* begin DATA FOR THE TASK *
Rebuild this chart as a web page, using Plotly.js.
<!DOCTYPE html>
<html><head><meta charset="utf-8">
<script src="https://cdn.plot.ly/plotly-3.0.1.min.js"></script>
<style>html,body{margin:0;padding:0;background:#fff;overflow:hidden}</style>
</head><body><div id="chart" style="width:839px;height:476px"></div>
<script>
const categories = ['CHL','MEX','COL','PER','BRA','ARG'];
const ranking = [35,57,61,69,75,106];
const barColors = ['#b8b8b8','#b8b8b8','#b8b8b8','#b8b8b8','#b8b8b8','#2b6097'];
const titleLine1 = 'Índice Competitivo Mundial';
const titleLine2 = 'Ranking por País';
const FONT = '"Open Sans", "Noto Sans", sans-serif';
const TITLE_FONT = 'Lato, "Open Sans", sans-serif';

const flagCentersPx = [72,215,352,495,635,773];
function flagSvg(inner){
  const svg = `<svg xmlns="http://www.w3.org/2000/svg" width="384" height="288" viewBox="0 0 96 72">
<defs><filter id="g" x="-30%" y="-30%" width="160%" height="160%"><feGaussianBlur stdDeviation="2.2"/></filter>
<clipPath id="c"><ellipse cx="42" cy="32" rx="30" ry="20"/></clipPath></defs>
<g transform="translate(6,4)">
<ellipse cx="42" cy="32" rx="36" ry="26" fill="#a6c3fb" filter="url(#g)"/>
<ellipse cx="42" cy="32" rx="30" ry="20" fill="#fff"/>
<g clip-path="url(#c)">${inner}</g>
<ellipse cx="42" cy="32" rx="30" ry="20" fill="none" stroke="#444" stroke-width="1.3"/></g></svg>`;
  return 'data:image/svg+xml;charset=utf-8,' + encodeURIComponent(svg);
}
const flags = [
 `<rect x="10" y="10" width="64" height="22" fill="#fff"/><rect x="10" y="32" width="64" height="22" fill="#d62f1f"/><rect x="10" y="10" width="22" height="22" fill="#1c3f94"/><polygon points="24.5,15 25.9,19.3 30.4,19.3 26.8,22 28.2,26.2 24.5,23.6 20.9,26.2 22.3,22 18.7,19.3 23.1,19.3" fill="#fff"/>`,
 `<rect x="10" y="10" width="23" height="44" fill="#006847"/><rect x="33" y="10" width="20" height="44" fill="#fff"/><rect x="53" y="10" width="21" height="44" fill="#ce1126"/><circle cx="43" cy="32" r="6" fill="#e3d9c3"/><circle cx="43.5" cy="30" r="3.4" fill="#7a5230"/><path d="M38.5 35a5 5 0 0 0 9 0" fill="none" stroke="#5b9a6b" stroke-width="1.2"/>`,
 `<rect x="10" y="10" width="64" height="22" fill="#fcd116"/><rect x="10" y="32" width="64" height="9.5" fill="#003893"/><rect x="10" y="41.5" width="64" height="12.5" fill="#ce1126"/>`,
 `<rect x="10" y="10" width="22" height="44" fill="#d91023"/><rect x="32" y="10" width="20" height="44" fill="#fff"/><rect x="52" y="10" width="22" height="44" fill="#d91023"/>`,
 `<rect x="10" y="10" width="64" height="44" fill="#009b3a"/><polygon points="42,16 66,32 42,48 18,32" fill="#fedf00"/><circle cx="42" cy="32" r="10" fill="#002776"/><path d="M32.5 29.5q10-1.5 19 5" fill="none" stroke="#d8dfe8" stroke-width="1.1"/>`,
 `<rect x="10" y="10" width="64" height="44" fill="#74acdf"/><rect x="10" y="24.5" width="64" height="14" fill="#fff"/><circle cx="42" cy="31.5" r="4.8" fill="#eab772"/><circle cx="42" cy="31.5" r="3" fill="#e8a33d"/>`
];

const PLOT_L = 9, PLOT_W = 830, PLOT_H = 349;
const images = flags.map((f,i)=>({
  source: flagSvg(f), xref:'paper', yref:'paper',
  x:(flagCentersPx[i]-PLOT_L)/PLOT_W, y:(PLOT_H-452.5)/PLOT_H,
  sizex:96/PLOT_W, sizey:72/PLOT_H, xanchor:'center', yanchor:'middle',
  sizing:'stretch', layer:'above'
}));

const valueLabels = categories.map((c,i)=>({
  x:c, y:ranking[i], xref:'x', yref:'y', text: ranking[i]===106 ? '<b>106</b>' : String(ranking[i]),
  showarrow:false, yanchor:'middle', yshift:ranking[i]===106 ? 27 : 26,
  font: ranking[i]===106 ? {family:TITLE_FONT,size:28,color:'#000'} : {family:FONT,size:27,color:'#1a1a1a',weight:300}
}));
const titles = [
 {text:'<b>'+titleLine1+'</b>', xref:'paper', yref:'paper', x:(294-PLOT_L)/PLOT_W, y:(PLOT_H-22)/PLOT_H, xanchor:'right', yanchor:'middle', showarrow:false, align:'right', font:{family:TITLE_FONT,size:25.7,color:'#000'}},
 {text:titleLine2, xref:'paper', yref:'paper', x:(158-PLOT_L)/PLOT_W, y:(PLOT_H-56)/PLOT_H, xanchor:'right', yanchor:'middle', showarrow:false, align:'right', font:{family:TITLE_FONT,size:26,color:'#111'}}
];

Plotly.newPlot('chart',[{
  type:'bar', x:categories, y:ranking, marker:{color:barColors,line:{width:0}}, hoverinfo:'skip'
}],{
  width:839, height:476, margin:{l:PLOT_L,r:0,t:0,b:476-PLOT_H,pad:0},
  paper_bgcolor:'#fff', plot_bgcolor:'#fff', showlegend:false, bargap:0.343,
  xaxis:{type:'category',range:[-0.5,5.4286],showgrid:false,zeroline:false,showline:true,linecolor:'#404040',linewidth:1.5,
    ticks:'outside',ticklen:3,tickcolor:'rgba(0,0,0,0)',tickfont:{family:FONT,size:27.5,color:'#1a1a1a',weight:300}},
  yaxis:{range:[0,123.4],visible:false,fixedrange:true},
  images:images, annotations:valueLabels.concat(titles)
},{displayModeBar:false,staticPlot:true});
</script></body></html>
* end DATA FOR THE TASK *
* begin DATA FOR THE TASK *
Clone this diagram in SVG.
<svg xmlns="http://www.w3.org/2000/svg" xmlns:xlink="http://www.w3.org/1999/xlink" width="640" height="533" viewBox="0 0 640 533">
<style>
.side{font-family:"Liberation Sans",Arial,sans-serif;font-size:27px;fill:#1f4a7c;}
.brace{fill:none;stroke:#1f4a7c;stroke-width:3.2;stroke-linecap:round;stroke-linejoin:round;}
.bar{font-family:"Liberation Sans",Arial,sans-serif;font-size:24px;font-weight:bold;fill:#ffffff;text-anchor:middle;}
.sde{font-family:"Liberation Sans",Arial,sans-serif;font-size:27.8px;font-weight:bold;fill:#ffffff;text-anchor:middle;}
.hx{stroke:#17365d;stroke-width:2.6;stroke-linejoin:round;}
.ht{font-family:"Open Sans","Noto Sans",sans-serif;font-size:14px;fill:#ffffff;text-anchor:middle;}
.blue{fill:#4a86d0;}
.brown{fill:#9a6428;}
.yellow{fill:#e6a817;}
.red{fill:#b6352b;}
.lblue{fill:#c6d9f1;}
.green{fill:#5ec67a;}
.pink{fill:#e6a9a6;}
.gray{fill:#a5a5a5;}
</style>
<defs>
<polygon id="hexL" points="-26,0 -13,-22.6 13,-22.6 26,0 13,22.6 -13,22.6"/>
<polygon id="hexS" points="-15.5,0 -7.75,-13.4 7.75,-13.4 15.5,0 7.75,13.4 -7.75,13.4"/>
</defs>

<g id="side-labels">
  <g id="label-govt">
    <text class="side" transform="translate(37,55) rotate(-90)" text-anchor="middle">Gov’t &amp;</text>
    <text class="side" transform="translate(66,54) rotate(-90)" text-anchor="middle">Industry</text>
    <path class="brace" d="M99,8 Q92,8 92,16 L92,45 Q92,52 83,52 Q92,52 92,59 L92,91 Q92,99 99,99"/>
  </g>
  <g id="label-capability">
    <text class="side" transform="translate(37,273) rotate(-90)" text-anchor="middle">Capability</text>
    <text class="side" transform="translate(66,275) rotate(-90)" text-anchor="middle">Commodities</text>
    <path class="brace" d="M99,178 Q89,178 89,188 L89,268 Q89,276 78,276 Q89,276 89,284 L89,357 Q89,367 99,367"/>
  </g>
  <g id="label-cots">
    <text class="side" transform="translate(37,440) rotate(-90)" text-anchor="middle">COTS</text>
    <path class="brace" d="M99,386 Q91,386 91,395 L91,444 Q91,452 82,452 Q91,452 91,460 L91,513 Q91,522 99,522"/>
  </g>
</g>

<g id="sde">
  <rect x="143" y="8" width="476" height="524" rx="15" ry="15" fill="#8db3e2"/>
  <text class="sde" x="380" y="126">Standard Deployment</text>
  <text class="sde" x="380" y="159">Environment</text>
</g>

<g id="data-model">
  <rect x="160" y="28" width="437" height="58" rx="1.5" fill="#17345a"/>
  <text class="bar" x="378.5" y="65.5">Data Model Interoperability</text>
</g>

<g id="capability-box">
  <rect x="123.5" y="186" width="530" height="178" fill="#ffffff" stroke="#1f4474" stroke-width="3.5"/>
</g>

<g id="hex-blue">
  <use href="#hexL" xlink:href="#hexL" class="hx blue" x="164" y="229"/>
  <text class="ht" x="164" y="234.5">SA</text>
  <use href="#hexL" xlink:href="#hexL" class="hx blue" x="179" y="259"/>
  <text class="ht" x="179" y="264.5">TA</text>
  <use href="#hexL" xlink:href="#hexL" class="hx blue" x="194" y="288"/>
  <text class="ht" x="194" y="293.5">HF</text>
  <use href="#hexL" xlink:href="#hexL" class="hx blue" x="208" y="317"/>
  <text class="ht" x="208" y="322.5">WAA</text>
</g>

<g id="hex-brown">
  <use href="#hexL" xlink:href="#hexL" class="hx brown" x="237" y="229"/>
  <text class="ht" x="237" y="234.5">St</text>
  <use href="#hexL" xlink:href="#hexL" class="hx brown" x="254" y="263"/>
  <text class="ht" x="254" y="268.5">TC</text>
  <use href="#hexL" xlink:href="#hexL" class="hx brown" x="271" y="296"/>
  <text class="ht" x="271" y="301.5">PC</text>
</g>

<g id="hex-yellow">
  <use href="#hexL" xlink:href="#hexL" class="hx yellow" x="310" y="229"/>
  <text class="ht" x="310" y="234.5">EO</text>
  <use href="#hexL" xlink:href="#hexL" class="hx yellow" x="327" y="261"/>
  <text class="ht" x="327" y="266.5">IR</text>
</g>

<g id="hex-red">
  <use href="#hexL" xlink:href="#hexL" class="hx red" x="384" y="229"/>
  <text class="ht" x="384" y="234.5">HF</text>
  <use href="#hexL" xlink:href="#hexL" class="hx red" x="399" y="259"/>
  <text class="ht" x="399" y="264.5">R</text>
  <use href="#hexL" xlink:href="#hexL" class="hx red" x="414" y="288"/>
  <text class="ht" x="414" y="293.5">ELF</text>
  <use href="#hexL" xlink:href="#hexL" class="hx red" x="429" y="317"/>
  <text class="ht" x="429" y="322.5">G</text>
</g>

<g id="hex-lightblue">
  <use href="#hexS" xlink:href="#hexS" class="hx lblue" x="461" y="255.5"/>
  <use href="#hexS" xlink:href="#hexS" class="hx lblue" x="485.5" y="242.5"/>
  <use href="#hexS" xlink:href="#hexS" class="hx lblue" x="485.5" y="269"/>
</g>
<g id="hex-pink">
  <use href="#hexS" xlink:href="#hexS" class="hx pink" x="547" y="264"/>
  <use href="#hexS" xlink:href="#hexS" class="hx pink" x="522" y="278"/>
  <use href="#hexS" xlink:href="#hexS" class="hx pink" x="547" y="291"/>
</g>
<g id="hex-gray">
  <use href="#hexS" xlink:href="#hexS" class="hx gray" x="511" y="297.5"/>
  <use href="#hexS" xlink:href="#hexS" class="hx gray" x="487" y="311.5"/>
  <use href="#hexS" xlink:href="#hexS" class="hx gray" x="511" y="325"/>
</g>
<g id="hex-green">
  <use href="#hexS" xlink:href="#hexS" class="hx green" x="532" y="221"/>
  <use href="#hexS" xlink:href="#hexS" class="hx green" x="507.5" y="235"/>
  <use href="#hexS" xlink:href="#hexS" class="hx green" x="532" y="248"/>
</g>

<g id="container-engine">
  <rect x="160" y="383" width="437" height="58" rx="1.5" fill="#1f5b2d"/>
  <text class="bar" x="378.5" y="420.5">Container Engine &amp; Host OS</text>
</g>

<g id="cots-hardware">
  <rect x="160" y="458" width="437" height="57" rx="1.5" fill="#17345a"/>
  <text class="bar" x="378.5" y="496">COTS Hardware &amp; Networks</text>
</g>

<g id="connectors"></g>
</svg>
* end DATA FOR THE TASK *
Pull out every line in the data above that has the word "this".

- **EXERCISE RESPONSE**:
Rebuild this chart as a web page, using Plotly.js.
Clone this diagram in SVG.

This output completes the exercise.